**Exercise objective:**
Begin at the first line of the data and copy each line through the one containing "from matplotlib.patches import", that line included, with no pictures.

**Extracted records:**
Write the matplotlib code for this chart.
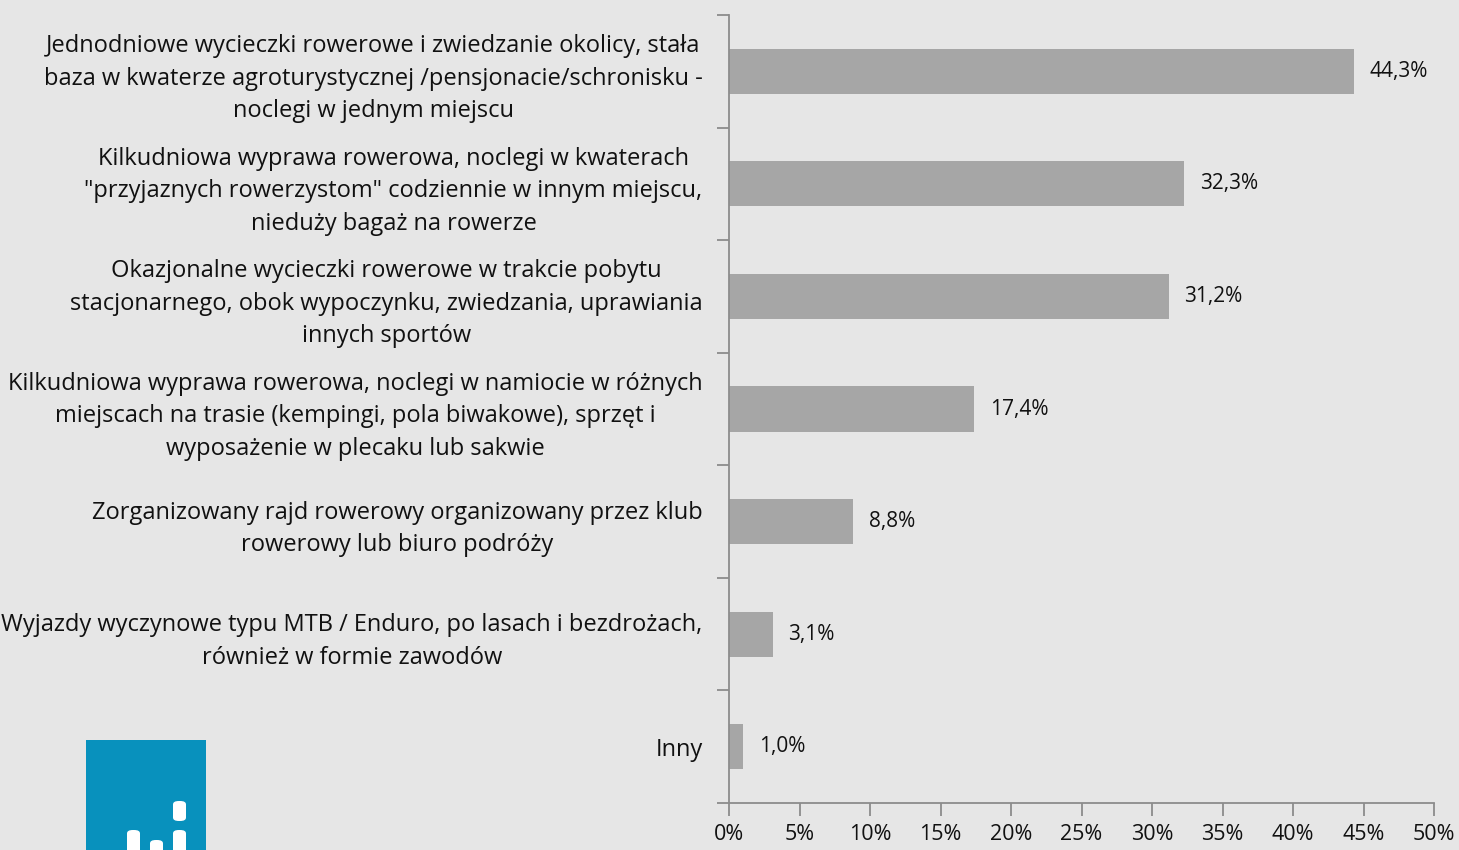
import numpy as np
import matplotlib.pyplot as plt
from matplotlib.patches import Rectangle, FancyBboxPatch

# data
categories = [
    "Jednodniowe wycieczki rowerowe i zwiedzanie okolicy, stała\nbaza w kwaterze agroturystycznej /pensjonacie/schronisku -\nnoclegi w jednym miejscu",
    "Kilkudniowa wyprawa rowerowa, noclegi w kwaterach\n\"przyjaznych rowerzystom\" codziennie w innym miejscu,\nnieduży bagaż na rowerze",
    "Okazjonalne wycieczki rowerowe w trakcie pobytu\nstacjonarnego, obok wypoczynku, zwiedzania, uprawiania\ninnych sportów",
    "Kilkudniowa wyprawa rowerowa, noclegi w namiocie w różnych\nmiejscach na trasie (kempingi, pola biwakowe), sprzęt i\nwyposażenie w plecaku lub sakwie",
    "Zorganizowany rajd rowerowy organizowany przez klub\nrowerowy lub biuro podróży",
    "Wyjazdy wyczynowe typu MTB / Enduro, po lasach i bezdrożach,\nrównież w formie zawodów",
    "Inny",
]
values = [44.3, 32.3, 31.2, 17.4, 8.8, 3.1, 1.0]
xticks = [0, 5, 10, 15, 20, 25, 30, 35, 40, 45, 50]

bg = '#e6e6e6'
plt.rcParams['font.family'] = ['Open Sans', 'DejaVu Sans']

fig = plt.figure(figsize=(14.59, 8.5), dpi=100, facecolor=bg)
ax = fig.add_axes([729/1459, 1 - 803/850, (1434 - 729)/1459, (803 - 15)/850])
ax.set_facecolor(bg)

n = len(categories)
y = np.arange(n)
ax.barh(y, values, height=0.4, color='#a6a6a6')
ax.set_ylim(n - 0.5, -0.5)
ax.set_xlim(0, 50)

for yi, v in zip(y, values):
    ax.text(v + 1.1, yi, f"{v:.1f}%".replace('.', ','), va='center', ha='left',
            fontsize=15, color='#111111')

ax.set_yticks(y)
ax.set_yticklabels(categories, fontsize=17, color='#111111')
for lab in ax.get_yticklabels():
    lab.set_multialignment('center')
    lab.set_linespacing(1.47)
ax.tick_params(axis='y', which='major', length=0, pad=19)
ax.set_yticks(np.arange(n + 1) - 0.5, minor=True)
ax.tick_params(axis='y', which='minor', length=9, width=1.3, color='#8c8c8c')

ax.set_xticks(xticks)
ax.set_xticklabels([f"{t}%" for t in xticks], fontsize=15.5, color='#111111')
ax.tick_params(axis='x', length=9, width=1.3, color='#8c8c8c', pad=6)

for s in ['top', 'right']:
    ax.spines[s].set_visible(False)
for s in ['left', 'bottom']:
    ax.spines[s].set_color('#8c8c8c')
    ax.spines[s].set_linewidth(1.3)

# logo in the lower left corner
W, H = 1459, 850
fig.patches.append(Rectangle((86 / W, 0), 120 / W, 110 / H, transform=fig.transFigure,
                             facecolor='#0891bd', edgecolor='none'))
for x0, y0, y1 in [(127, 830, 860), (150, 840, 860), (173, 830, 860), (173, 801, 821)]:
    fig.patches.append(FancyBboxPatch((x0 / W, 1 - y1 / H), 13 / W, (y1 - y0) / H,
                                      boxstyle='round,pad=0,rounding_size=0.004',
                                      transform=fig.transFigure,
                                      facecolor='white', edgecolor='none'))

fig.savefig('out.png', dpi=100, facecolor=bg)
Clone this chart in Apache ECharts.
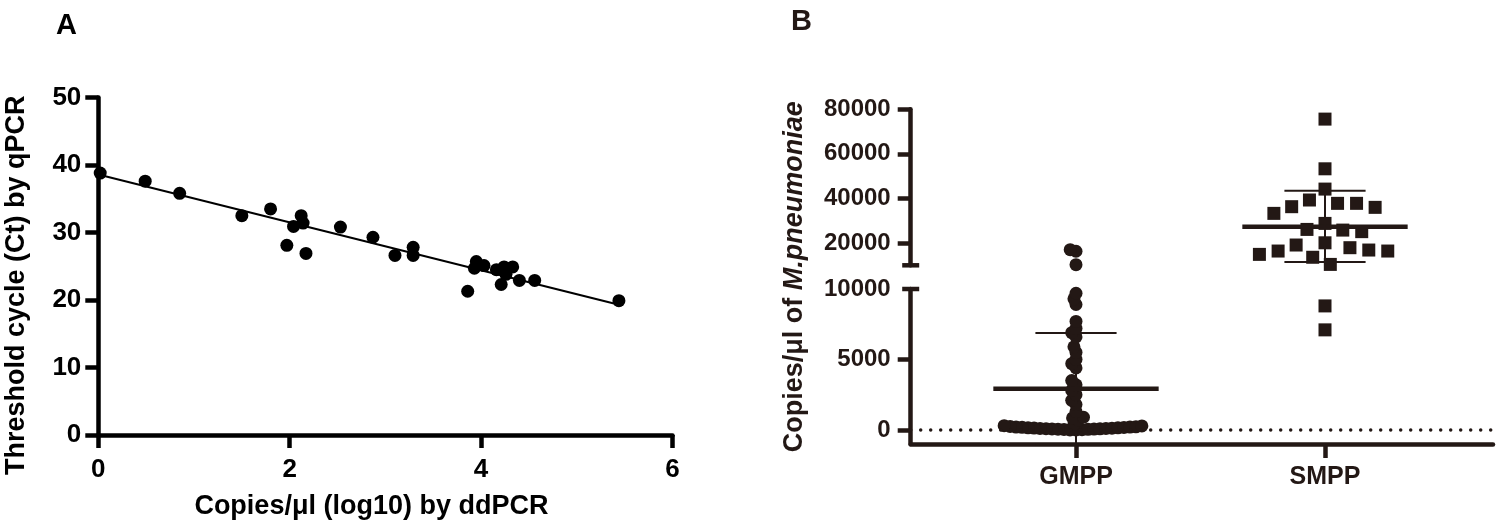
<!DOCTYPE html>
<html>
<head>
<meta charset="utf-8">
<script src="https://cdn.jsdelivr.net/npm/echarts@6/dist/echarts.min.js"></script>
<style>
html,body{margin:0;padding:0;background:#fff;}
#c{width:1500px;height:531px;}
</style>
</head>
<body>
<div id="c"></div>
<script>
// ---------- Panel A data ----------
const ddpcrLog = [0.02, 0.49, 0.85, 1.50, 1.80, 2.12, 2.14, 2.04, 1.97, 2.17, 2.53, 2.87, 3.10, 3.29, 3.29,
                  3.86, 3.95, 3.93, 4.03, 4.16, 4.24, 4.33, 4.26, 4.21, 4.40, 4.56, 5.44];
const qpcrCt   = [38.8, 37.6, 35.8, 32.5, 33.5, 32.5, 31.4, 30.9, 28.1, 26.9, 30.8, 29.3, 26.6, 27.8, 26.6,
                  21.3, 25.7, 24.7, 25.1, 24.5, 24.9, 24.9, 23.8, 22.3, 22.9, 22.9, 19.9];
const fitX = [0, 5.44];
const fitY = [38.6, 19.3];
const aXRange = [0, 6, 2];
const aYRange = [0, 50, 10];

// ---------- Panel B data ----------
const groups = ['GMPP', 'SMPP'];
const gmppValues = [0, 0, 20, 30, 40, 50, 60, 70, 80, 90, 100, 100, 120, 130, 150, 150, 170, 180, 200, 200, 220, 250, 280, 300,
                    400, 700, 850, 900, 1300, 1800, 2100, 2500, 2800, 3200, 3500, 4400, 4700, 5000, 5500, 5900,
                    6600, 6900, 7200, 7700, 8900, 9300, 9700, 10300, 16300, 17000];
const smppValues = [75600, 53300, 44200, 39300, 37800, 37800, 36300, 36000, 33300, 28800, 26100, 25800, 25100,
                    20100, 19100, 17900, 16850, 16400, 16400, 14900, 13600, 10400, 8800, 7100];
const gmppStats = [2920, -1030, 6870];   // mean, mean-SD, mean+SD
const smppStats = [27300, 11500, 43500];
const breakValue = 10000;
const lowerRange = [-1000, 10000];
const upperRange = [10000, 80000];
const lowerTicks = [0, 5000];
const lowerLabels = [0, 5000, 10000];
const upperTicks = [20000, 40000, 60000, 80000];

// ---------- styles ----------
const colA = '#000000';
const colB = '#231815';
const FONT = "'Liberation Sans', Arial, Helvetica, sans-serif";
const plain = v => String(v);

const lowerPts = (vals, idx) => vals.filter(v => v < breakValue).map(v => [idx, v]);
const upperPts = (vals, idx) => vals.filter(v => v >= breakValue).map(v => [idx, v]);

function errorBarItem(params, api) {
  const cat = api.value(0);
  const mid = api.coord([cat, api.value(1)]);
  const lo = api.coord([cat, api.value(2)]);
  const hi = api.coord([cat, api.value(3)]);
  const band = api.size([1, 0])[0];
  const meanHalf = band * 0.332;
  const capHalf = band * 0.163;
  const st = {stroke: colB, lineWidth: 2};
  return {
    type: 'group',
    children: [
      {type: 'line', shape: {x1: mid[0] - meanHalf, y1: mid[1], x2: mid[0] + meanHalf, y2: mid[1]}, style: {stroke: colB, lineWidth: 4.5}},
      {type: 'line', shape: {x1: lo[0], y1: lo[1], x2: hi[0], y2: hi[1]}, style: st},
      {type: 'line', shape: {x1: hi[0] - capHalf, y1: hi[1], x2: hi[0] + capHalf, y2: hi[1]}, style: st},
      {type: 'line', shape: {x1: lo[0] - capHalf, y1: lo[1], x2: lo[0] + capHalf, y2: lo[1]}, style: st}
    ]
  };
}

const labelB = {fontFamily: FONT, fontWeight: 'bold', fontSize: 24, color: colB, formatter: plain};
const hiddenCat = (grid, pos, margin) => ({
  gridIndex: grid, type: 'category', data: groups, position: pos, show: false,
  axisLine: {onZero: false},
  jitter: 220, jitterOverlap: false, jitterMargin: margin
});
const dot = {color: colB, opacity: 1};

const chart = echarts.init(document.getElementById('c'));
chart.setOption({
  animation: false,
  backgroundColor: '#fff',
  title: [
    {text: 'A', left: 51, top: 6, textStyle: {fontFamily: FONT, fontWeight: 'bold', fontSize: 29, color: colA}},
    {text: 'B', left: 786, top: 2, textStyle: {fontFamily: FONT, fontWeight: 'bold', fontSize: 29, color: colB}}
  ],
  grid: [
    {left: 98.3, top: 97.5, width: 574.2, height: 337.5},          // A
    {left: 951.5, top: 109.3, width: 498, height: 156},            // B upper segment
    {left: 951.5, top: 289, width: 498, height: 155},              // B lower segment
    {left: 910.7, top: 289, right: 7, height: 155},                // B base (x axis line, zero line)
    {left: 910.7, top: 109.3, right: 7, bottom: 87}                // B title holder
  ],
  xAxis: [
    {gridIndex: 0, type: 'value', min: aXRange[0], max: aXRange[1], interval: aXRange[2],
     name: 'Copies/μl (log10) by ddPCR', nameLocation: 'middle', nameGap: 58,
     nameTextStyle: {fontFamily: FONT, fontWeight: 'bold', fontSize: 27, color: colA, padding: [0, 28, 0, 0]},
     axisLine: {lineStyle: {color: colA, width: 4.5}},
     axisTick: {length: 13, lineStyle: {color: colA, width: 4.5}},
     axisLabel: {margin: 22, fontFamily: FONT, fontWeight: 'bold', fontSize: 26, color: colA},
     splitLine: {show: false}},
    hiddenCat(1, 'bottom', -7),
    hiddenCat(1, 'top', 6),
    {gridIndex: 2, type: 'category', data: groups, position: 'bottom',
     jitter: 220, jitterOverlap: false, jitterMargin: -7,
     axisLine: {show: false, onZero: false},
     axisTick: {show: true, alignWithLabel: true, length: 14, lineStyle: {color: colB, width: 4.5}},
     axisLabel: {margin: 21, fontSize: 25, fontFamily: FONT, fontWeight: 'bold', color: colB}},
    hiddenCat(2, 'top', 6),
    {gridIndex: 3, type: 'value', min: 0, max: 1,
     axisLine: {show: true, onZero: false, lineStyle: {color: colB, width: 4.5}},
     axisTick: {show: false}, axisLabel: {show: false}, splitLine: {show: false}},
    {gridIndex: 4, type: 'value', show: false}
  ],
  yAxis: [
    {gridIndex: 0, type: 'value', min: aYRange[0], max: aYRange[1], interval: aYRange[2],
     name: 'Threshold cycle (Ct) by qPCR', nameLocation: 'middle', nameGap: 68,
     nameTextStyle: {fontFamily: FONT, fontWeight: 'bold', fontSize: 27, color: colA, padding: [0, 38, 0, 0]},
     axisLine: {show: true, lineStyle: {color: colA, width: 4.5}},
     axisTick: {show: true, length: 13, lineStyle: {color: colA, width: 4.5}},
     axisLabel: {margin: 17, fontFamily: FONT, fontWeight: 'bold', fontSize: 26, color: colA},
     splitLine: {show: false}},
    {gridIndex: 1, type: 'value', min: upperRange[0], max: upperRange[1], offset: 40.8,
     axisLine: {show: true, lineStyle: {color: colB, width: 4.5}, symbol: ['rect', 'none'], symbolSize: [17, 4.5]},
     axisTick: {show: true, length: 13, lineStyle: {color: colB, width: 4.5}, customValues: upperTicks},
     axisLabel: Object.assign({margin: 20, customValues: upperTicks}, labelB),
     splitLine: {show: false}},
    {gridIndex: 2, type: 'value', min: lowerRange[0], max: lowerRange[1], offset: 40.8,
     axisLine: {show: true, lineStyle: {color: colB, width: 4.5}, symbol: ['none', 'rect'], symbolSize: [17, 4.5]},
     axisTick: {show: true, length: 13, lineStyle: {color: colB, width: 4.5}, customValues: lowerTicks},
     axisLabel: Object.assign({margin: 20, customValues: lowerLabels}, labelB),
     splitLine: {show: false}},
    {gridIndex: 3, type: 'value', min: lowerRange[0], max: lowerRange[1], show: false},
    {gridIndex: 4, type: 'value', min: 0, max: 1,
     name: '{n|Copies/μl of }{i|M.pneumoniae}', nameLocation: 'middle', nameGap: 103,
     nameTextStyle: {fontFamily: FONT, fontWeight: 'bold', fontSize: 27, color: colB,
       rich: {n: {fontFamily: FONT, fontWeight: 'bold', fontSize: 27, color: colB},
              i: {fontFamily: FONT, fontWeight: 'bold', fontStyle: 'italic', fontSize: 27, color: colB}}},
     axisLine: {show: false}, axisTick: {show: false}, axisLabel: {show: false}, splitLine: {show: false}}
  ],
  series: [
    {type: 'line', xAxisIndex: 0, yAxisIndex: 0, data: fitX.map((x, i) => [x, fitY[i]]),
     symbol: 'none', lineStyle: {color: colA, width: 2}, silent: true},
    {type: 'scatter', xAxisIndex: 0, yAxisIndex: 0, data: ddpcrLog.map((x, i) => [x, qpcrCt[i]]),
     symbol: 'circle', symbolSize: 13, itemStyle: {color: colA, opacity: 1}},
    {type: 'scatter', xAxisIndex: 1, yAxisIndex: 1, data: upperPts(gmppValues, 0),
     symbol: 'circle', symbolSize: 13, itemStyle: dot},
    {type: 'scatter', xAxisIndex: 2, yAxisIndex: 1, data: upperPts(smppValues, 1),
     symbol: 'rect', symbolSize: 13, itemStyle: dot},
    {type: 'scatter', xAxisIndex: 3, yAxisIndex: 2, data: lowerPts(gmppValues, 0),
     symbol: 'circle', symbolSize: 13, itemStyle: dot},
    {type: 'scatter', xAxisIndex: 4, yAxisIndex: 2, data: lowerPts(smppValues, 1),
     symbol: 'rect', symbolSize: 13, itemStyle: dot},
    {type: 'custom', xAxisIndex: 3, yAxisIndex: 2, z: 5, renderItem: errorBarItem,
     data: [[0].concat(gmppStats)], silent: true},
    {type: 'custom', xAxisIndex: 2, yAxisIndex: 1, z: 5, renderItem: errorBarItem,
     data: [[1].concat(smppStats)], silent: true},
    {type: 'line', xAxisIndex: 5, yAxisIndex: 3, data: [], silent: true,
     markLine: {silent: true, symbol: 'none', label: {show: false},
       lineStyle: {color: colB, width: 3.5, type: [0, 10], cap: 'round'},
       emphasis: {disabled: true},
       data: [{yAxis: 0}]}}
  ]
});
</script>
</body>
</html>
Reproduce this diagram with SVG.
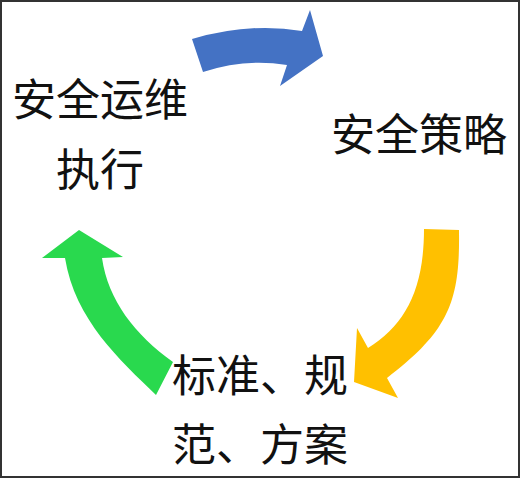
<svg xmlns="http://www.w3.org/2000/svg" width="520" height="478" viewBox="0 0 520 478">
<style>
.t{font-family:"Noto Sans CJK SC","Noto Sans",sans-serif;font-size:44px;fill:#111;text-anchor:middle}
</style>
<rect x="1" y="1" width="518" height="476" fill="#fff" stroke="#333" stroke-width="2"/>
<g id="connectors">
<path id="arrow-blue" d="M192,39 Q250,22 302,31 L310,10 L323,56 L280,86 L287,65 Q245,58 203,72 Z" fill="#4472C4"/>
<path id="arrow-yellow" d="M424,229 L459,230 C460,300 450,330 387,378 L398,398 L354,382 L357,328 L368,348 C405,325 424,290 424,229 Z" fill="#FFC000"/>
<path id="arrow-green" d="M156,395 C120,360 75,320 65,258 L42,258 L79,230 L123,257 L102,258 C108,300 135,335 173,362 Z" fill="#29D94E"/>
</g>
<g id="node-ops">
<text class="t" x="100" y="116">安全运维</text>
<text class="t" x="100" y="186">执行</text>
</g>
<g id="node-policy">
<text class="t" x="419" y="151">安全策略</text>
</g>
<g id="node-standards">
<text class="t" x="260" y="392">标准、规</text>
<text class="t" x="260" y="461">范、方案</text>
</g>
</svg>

**Written solution:**
Write the matplotlib code for this chart.
import numpy as np
import matplotlib.pyplot as plt
from matplotlib.patches import Rectangle, FancyBboxPatch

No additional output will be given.